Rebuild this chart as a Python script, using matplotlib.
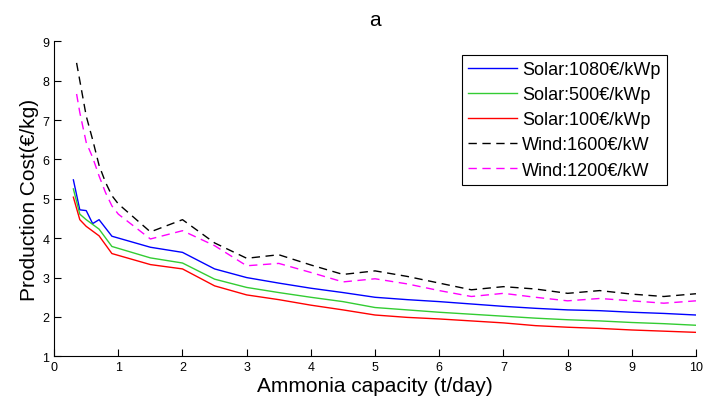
import matplotlib.pyplot as plt

plt.rcParams['font.family'] = ['Liberation Sans', 'DejaVu Sans']

# capacity points (t/day)
solar_x = [0.3, 0.4, 0.5, 0.6, 0.7, 0.9, 1.5, 2, 2.5, 3, 3.5, 4, 4.5, 5,
           5.5, 6, 6.5, 7, 7.5, 8, 8.5, 9, 9.5, 10]
wind_x = [0.35, 0.4, 0.5, 0.6, 0.7, 0.8, 0.9, 1, 1.5, 2, 2.5, 3, 3.5, 4, 4.5,
          5, 5.5, 6, 6.5, 7, 7.5, 8, 8.5, 9, 9.5, 10]

# production cost (EUR/kg)
solar_1080 = [5.48, 4.72, 4.70, 4.37, 4.47, 4.05, 3.77, 3.64, 3.22, 3.00, 2.86,
              2.73, 2.62, 2.50, 2.44, 2.39, 2.33, 2.27, 2.22, 2.18, 2.16, 2.12,
              2.09, 2.05]
solar_500 = [5.25, 4.61, 4.47, 4.35, 4.23, 3.79, 3.50, 3.37, 2.96, 2.75, 2.62,
             2.50, 2.39, 2.24, 2.18, 2.12, 2.07, 2.02, 1.97, 1.93, 1.90, 1.86,
             1.83, 1.79]
solar_100 = [5.04, 4.47, 4.30, 4.18, 4.06, 3.61, 3.33, 3.22, 2.79, 2.56, 2.44,
             2.30, 2.18, 2.05, 1.99, 1.95, 1.90, 1.85, 1.78, 1.74, 1.71, 1.67,
             1.64, 1.61]
wind_1600 = [8.45, 8.00, 7.10, 6.50, 5.85, 5.42, 5.08, 4.87, 4.16, 4.47, 3.88,
             3.49, 3.58, 3.32, 3.08, 3.17, 3.03, 2.86, 2.69, 2.77, 2.71, 2.60,
             2.67, 2.58, 2.52, 2.59]
wind_1200 = [7.66, 7.19, 6.43, 6.05, 5.58, 5.16, 4.82, 4.61, 3.98, 4.19, 3.81,
             3.30, 3.36, 3.13, 2.89, 2.97, 2.84, 2.67, 2.52, 2.60, 2.50, 2.41,
             2.47, 2.41, 2.35, 2.41]

fig = plt.figure(figsize=(7.03, 4.02), dpi=100)
ax = fig.add_axes([0.077, 0.111, 0.913, 0.784])

ax.plot(solar_x, solar_1080, color='#0000ff', lw=1, label='Solar:1080€/kWp')
ax.plot(solar_x, solar_500, color='#33cc33', lw=1, label='Solar:500€/kWp')
ax.plot(solar_x, solar_100, color='#ff0000', lw=1, label='Solar:100€/kWp')
ax.plot(wind_x, wind_1600, color='#000000', lw=1, ls=(0, (6, 4)), label='Wind:1600€/kW')
ax.plot(wind_x, wind_1200, color='#ff00ff', lw=1, ls=(0, (6, 4)), label='Wind:1200€/kW')

ax.set_xlim(0, 10)
ax.set_ylim(1, 9)
ax.set_xticks(range(0, 11))
ax.set_yticks(range(1, 10))
ax.spines['top'].set_visible(False)
ax.spines['right'].set_visible(False)
ax.tick_params(direction='in', labelsize=9, length=5)

ax.set_xlabel('Ammonia capacity (t/day)', fontsize=15, labelpad=2)
ax.set_ylabel('Production Cost(€/kg)', fontsize=15, labelpad=2)
ax.set_title('a', fontsize=15, pad=12)

leg = ax.legend(loc='upper right', bbox_to_anchor=(0.955, 0.957), fontsize=13,
                fancybox=False, framealpha=1, edgecolor='black',
                handlelength=2.7, handletextpad=0.3, labelspacing=0.45,
                borderpad=0.35, borderaxespad=0)
leg.get_frame().set_linewidth(0.8)

plt.savefig('out.png', dpi=100)
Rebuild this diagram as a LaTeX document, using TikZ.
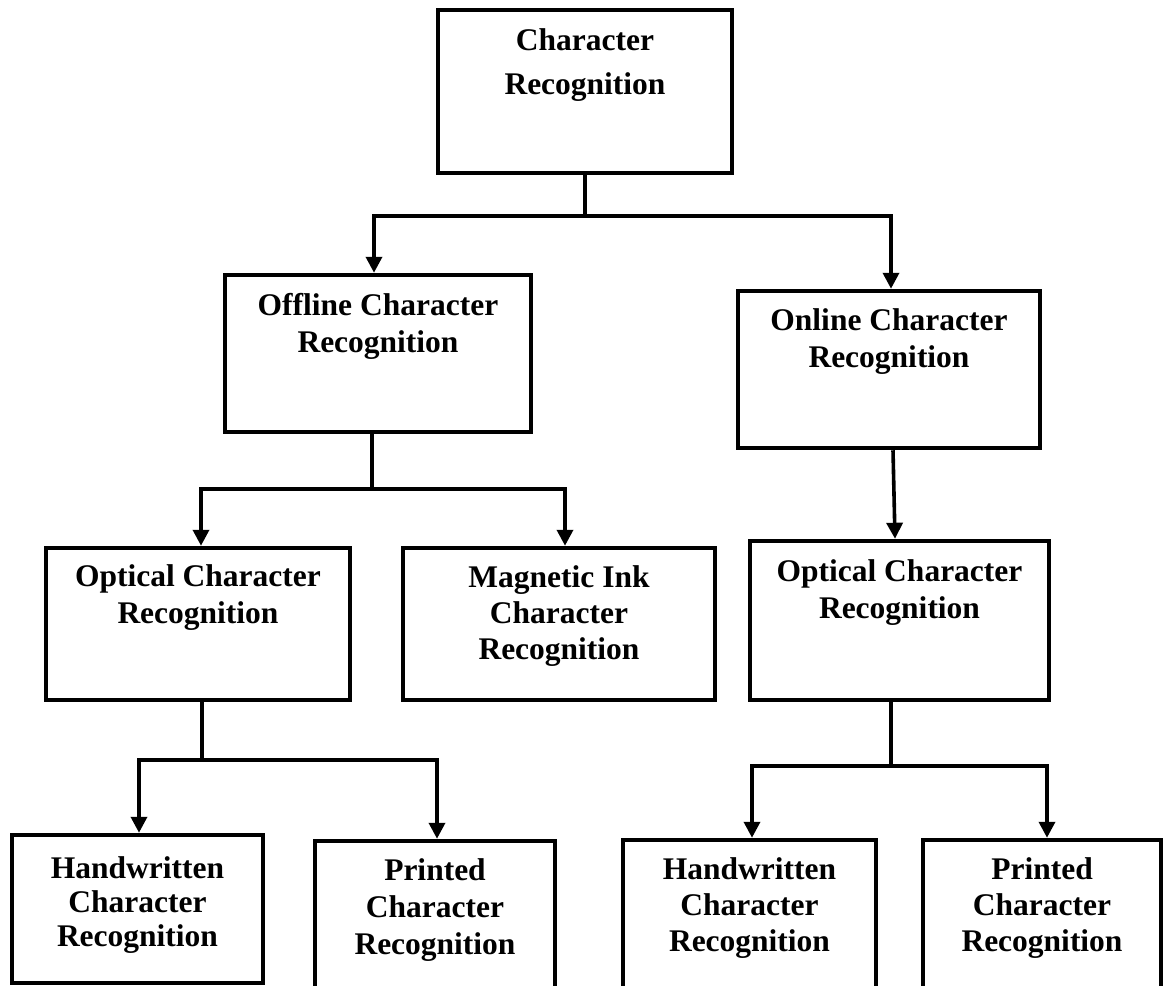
\documentclass[tikz,border=0pt]{standalone}
\usepackage{fontspec}
\setmainfont{Liberation Serif}
\usetikzlibrary{arrows.meta}

\begin{document}
\begin{tikzpicture}[x=1pt, y=-1pt,
  box/.style={draw=black, line width=4.5pt, rectangle, inner sep=0pt},
  lbl/.style={anchor=north, inner sep=0pt, align=center,
    font=\bfseries\fontsize{31.5}{37}\selectfont},
  link/.style={line width=3.6pt, line join=miter},
  arr/.style={link, -{Triangle[length=16pt, width=16pt]}}]

\clip (0,0) rectangle (1164,985);
\fill[white] (0,0) rectangle (1164,985);

% ---- boxes -------------------------------------------------------
\node[box, minimum width=294pt, minimum height=163pt] (cr) at (585,91.5)
  {}; \node[lbl, font=\bfseries\fontsize{31.5}{44}\selectfont] (crt) at ([yshift=-21pt]cr.north)
  {Character\\Recognition};

\node[box, minimum width=306pt, minimum height=157pt] (off) at (378,353.5) {};
\node[lbl] (offt) at ([yshift=-20pt]off.north) {Offline Character\\Recognition};

\node[box, minimum width=302pt, minimum height=157pt] (on) at (889,369.5) {};
\node[lbl] (ont) at ([yshift=-20pt]on.north) {Online Character\\Recognition};

\node[box, minimum width=304pt, minimum height=152pt] (opa) at (198,624) {};
\node[lbl] (opat) at ([yshift=-19pt]opa.north) {Optical Character\\Recognition};

\node[box, minimum width=312pt, minimum height=152pt] (mag) at (559,624) {};
\node[lbl, font=\bfseries\fontsize{31.5}{36}\selectfont] (magt) at ([yshift=-20pt]mag.north)
  {Magnetic Ink\\Character\\Recognition};

\node[box, minimum width=299pt, minimum height=159pt] (opb) at (899.5,620.5) {};
\node[lbl] (opbt) at ([yshift=-21pt]opb.north) {Optical Character\\Recognition};

\node[box, minimum width=251pt, minimum height=148pt] (hwa) at (137.5,909) {};
\node[lbl, font=\bfseries\fontsize{31.5}{34}\selectfont] (hwat) at ([yshift=-24pt]hwa.north)
  {Handwritten\\Character\\Recognition};

\node[box, minimum width=240pt, minimum height=169pt] (pra) at (435,925.5) {};
\node[lbl] (prat) at ([yshift=-20pt]pra.north) {Printed\\Character\\Recognition};

\node[box, minimum width=253pt, minimum height=170pt] (hwb) at (749.5,925) {};
\node[lbl, font=\bfseries\fontsize{31.5}{36}\selectfont] (hwbt) at ([yshift=-20pt]hwb.north)
  {Handwritten\\Character\\Recognition};

\node[box, minimum width=238pt, minimum height=170pt] (prb) at (1042,925) {};
\node[lbl, font=\bfseries\fontsize{31.5}{36}\selectfont] (prbt) at ([yshift=-20pt]prb.north)
  {Printed\\Character\\Recognition};

% ---- branch points -----------------------------------------------
\coordinate (ja)  at (585,216);
\coordinate (jal) at (374,216);
\coordinate (jar) at (891,216);
\coordinate (jb)  at (372,489);
\coordinate (jbl) at (201,489);
\coordinate (jbr) at (565,489);
\coordinate (jc)  at (202,760);
\coordinate (jcl) at (139,760);
\coordinate (jcr) at (437,760);
\coordinate (jd)  at (891,766);
\coordinate (jdl) at (752,766);
\coordinate (jdr) at (1047,766);

% ---- connectors --------------------------------------------------
\draw[arr] (cr.south) |- (jal) -- (jal |- off.north);
\draw[arr] (ja) -- (jar) -- (jar |- on.north);

\draw[arr] (off.south -| jb) |- (jbl) -- (jbl |- opa.north);
\draw[arr] (jb) -- (jbr) -- (jbr |- mag.north);

\draw[arr] ([xshift=4pt]on.south) -- ([xshift=-4.5pt]opb.north);

\draw[arr] (opa.south -| jc) |- (jcl) -- (jcl |- hwa.north);
\draw[arr] (jc) -- (jcr) -- (jcr |- pra.north);

\draw[arr] (opb.south -| jd) |- (jdl) -- (jdl |- hwb.north);
\draw[arr] (jd) -- (jdr) -- (jdr |- prb.north);
\end{tikzpicture}
\end{document}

================================

WRITTEN INSTRUCTION: Write out exactly the lines between the start of the data and the line with "plt.rcParams['font.family'] = ['Liberation", including both, but none of the pictures.

REPLY:
Rebuild this chart as a Python script, using matplotlib.
import matplotlib.pyplot as plt

plt.rcParams['font.family'] = ['Liberation Sans', 'DejaVu Sans']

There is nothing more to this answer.